The line containing "function pt(a, r, ox, oy)" marks the end: extract everything from the first line of the data through that line, exactly, with no pictures.

| Recorded data |
** Begin **

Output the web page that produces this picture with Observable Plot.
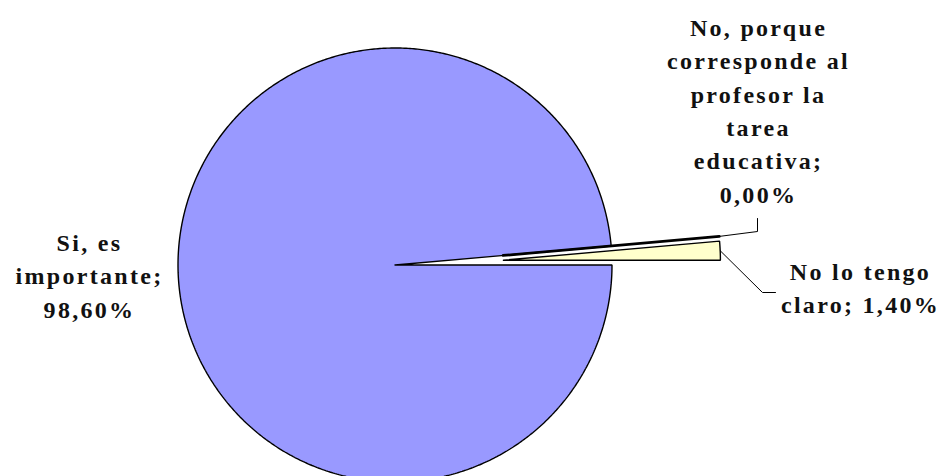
<!DOCTYPE html>
<html>
<head>
<meta charset="utf-8">
<script src="https://cdn.jsdelivr.net/npm/d3@7"></script>
<script src="https://cdn.jsdelivr.net/npm/@observablehq/plot@0.6"></script>
<style>
  html, body { margin: 0; padding: 0; background: #fff; }
  #chart svg { display: block; }
  #chart svg text { font-family: "Liberation Serif", "Times New Roman", Times, serif; }
</style>
</head>
<body>
<div id="chart"></div>
<script>
// ---- data ----
const labels = ["Si, es importante", "No, porque corresponde al profesor la tarea educativa", "No lo tengo claro"];
const values = [98.6, 0.0, 1.4];
const valueLabels = ["98,60%", "0,00%", "1,40%"];
const labelLines = [
  ["Si, es", "importante;", "98,60%"],
  ["No, porque", "corresponde al", "profesor la", "tarea", "educativa;", "0,00%"],
  ["No lo tengo", "claro; 1,40%"]
];
const colors = ["#9999FF", "#993366", "#FFFFCC"];
const exploded = [false, true, true];

// ---- layout ----
const W = 940, H = 476;
const cx = 394.5, cy = 264.5, R = 217, explode = 0.5 * R;
const labelPos = [
  {x: 89, y: 273},
  {x: 758, y: 108},
  {x: 860, y: 285}
];

const pie = d3.pie().sort(null).value(d => d).startAngle(Math.PI / 2).endAngle(Math.PI / 2 + 2 * Math.PI);
const arcs = pie(values);

function pt(a, r, ox, oy) { return {x: ox + r * Math.sin(a), y: oy - r * Math.cos(a)}; }

const slices = arcs.map((a, i) => {
  const mid = (a.startAngle + a.endAngle) / 2;
  const off = exploded[i] ? explode : 0;
  const o = pt(mid, off, cx, cy);
  const pts = [{x: o.x, y: o.y}];
  const span = a.endAngle - a.startAngle;
  const n = Math.max(1, Math.ceil(span / (Math.PI / 360)));
  if (span > 0) {
    for (let k = 0; k <= n; k++) pts.push(pt(a.startAngle + span * k / n, R, o.x, o.y));
    pts.push({x: o.x, y: o.y});
  } else {
    pts.push(pt(a.startAngle, R, o.x, o.y));
  }
  return {i, pts, o, mid, color: colors[i], zero: span === 0};
});

// leader lines
const s1 = slices[1], s2 = slices[2];
const end1 = pt(s1.mid, R, s1.o.x, s1.o.y);
const end2 = pt(s2.mid, R, s2.o.x, s2.o.y);
const leader1 = [end1, {x: 757, y: 231}, {x: 757, y: 218}];
const leader2 = [end2, {x: 762, y: 292}, {x: 775, y: 292}];

const marks = [];
[0, 2].forEach(i => {
  marks.push(Plot.line(slices[i].pts, {x: "x", y: "y", fill: slices[i].color, stroke: "black", strokeWidth: 1.4, strokeLinejoin: "miter"}));
});
marks.push(Plot.line(slices[1].pts, {x: "x", y: "y", stroke: "black", strokeWidth: 2.8}));
marks.push(Plot.line(leader1, {x: "x", y: "y", stroke: "black", strokeWidth: 1}));
marks.push(Plot.line(leader2, {x: "x", y: "y", stroke: "black", strokeWidth: 1}));

const textData = labelLines.map((lines, i) => ({text: lines.join("\n"), x: labelPos[i].x, y: labelPos[i].y}));
marks.push(Plot.text(textData, {
  x: "x", y: "y", text: "text",
  fontSize: 24, fontWeight: "bold", lineHeight: 1.39,
  fill: "#111", textAnchor: "middle"
}));

const chart = Plot.plot({
  width: W, height: H,
  margin: 0,
  x: {domain: [0, W], range: [0, W], axis: null},
  y: {domain: [0, H], range: [0, H], axis: null},
  style: {background: "#fff"},
  marks
});
chart.querySelectorAll("text").forEach(t => t.setAttribute("letter-spacing", "2.3"));
document.getElementById("chart").appendChild(chart);
</script>
</body>
</html>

** End **

| Correct output |
Output the web page that produces this picture with Observable Plot.
<!DOCTYPE html>
<html>
<head>
<meta charset="utf-8">
<script src="https://cdn.jsdelivr.net/npm/d3@7"></script>
<script src="https://cdn.jsdelivr.net/npm/@observablehq/plot@0.6"></script>
<style>
  html, body { margin: 0; padding: 0; background: #fff; }
  #chart svg { display: block; }
  #chart svg text { font-family: "Liberation Serif", "Times New Roman", Times, serif; }
</style>
</head>
<body>
<div id="chart"></div>
<script>
// ---- data ----
const labels = ["Si, es importante", "No, porque corresponde al profesor la tarea educativa", "No lo tengo claro"];
const values = [98.6, 0.0, 1.4];
const valueLabels = ["98,60%", "0,00%", "1,40%"];
const labelLines = [
  ["Si, es", "importante;", "98,60%"],
  ["No, porque", "corresponde al", "profesor la", "tarea", "educativa;", "0,00%"],
  ["No lo tengo", "claro; 1,40%"]
];
const colors = ["#9999FF", "#993366", "#FFFFCC"];
const exploded = [false, true, true];

// ---- layout ----
const W = 940, H = 476;
const cx = 394.5, cy = 264.5, R = 217, explode = 0.5 * R;
const labelPos = [
  {x: 89, y: 273},
  {x: 758, y: 108},
  {x: 860, y: 285}
];

const pie = d3.pie().sort(null).value(d => d).startAngle(Math.PI / 2).endAngle(Math.PI / 2 + 2 * Math.PI);
const arcs = pie(values);

function pt(a, r, ox, oy) { return {x: ox + r * Math.sin(a), y: oy - r * Math.cos(a)}; }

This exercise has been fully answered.